The shift toward contact level intent data is making that window even sharper. Earlier generations of intent tools told companies that an account was researching a topic. That signal was useful, but it lacked precision. A company might know that a target account was reading about cybersecurity or marketing automation, but not who inside the organization was driving the research. Newer platforms are increasingly able to identify which specific people inside a target account are consuming content, what topics they are exploring, and where they appear to be in the evaluation process. This level of visibility changes how revenue teams operate. Instead of targeting accounts broadly, teams can prioritize outreach to the individuals who are actively researching a solution.

  • Too slow for today: This is one reason the traditional version of account-based marketing is struggling to keep up. The original ABM model was built around quarterly campaign planning, static account lists, and scheduled outreach sequences. That structure worked when buying cycles moved slowly and marketing teams had time to warm accounts before sales engagement. Today, that approach can miss the moment that actually matters.

  • Signals for speed: Signal-based ABM operates differently. Rather than relying on scheduled campaigns, it uses real-time behavioral data to trigger plays. When a prospect begins researching a category, the system alerts the revenue team and can automatically launch outreach, personalized advertising, or targeted content delivery. The difference between engaging during the research phase and reaching out two weeks later is enormous. In many cases, it determines whether a vendor makes the shortlist at all.

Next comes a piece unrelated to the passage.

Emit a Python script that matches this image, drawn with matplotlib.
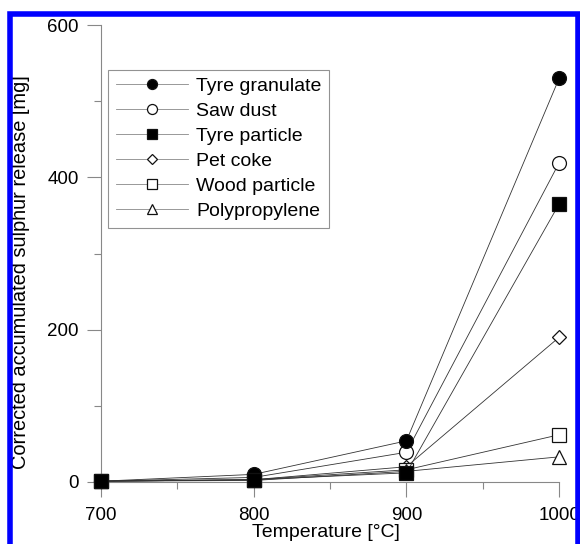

Teams often assume success depends on better segmentation, more creative messaging, or larger contact databases. Those elements still matter, but they are no longer the primary constraint. What matters most is intent to outreach latency. If it takes several days for a buying signal to reach the sales team and trigger action, the opportunity may already be gone. Intent data itself has a short half-life, peaking when a buyer is actively researching a solution. That is the moment when outreach is most relevant and most likely to receive a response.

For revenue leaders, the infrastructure investment enables faster signal detection, real-time data integration, and automated response triggers that allow teams to engage buyers while the research window is still open. In a buying environment where the shortlist may form within 72 hours, speed isn't just a tactical advantage. It's the difference between being considered and being invisible.